DIRECTIONS – Locate, in the data below, the line that contains "Write the D3.js code for this chart." and the line that contains "var yTicks = [0, 0.1, 0.2, 0.3, 0.4, 0.5];"; reproduce exactly those two lines and every line between them, nothing more.

====== MATERIAL FOR THE TASK ======

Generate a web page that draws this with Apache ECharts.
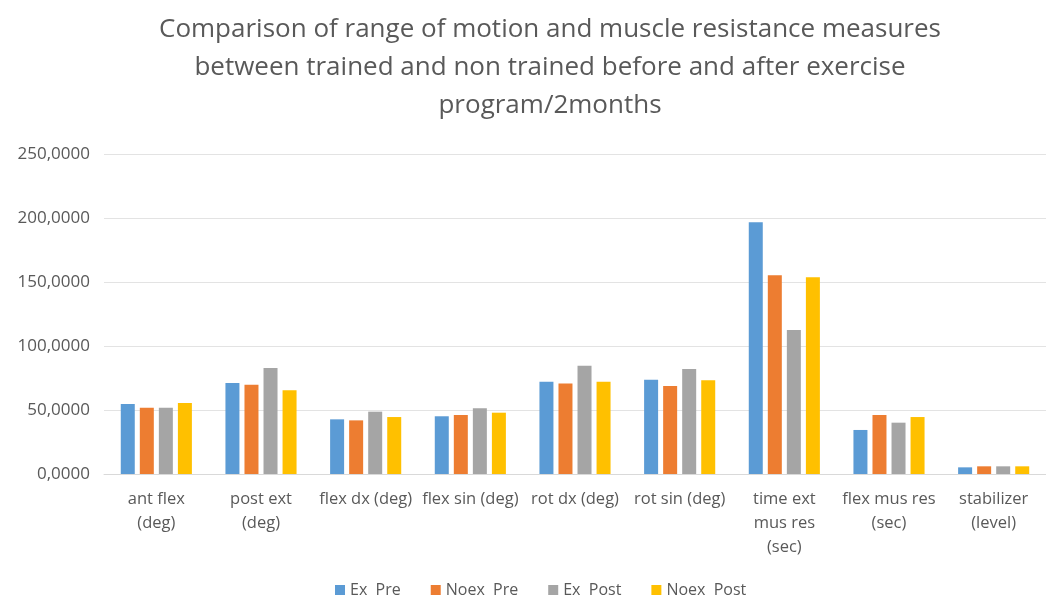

======
====== MATERIAL FOR THE TASK ======

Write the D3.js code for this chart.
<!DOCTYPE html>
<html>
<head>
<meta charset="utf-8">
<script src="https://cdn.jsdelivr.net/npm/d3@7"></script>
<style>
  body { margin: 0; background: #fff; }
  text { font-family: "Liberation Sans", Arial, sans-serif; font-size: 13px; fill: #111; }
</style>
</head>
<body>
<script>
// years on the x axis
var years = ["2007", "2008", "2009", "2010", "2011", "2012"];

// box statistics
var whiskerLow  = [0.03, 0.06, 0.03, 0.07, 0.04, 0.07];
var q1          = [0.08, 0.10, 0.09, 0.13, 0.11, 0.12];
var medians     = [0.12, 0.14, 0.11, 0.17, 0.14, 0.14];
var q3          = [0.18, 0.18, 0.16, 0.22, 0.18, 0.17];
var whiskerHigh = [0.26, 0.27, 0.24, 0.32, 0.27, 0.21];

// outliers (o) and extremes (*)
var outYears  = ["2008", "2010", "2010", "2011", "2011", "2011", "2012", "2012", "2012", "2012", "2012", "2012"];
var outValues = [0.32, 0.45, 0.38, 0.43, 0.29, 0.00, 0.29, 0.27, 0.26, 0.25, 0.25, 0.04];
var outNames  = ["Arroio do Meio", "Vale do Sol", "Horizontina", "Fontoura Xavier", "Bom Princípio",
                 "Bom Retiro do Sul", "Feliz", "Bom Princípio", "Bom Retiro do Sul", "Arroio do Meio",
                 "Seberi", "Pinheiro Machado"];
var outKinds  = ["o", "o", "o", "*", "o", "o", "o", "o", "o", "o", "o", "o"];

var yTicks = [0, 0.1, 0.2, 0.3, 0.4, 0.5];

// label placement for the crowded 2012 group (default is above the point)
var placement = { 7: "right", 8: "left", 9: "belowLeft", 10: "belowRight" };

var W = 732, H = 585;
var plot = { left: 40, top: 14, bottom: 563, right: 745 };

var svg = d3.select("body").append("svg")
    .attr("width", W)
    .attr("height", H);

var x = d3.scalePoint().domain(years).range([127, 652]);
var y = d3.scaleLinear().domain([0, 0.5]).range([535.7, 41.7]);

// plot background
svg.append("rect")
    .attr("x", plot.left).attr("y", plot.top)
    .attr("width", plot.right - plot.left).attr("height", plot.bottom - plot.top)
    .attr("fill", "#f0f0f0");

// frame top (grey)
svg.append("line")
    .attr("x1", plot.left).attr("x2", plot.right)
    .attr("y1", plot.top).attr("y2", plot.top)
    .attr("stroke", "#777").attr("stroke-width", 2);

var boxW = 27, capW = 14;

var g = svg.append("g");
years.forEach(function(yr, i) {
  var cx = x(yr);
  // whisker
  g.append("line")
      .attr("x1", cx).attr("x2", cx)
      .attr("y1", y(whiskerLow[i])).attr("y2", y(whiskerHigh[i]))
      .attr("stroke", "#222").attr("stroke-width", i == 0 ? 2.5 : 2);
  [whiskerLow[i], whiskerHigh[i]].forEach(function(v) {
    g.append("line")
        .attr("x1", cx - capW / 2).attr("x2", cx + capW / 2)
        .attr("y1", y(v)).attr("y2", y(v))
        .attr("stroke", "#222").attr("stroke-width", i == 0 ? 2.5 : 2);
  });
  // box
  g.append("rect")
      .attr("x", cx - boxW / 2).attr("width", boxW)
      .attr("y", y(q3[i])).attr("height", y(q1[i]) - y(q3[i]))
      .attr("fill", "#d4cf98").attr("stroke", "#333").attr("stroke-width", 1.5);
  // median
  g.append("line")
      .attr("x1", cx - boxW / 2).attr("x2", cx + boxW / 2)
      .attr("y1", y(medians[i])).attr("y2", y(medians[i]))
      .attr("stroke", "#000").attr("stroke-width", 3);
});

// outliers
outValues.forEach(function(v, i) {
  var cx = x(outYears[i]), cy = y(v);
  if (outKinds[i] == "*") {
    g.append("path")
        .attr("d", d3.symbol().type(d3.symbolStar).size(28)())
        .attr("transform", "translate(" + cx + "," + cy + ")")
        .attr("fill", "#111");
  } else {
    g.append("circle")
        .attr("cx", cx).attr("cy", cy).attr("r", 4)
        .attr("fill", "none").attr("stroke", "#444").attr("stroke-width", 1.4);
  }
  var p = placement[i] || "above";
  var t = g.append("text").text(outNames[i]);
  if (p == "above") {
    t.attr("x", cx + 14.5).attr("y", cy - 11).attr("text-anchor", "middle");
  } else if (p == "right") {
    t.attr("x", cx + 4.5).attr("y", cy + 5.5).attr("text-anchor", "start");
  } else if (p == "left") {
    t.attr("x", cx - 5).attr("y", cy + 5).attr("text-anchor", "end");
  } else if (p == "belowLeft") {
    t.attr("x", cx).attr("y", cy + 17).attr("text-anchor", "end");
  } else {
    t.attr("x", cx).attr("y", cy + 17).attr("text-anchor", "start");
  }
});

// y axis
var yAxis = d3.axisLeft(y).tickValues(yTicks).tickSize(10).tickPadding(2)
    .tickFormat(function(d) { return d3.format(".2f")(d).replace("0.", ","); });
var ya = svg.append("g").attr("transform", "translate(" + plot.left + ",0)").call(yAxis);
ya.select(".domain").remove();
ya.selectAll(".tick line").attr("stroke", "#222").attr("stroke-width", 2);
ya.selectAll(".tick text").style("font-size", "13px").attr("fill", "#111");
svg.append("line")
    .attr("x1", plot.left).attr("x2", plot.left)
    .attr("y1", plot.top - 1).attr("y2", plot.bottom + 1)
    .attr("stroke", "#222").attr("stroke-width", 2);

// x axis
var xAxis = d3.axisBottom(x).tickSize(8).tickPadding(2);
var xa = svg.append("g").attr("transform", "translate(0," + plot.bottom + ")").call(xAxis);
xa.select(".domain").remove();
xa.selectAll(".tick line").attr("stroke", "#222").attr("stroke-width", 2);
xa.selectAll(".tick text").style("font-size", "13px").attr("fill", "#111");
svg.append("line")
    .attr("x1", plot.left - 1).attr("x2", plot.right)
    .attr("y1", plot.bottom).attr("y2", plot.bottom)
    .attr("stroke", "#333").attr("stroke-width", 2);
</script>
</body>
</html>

======

TASK SOLUTION –
Write the D3.js code for this chart.
<!DOCTYPE html>
<html>
<head>
<meta charset="utf-8">
<script src="https://cdn.jsdelivr.net/npm/d3@7"></script>
<style>
  body { margin: 0; background: #fff; }
  text { font-family: "Liberation Sans", Arial, sans-serif; font-size: 13px; fill: #111; }
</style>
</head>
<body>
<script>
// years on the x axis
var years = ["2007", "2008", "2009", "2010", "2011", "2012"];

// box statistics
var whiskerLow  = [0.03, 0.06, 0.03, 0.07, 0.04, 0.07];
var q1          = [0.08, 0.10, 0.09, 0.13, 0.11, 0.12];
var medians     = [0.12, 0.14, 0.11, 0.17, 0.14, 0.14];
var q3          = [0.18, 0.18, 0.16, 0.22, 0.18, 0.17];
var whiskerHigh = [0.26, 0.27, 0.24, 0.32, 0.27, 0.21];

// outliers (o) and extremes (*)
var outYears  = ["2008", "2010", "2010", "2011", "2011", "2011", "2012", "2012", "2012", "2012", "2012", "2012"];
var outValues = [0.32, 0.45, 0.38, 0.43, 0.29, 0.00, 0.29, 0.27, 0.26, 0.25, 0.25, 0.04];
var outNames  = ["Arroio do Meio", "Vale do Sol", "Horizontina", "Fontoura Xavier", "Bom Princípio",
                 "Bom Retiro do Sul", "Feliz", "Bom Princípio", "Bom Retiro do Sul", "Arroio do Meio",
                 "Seberi", "Pinheiro Machado"];
var outKinds  = ["o", "o", "o", "*", "o", "o", "o", "o", "o", "o", "o", "o"];

var yTicks = [0, 0.1, 0.2, 0.3, 0.4, 0.5];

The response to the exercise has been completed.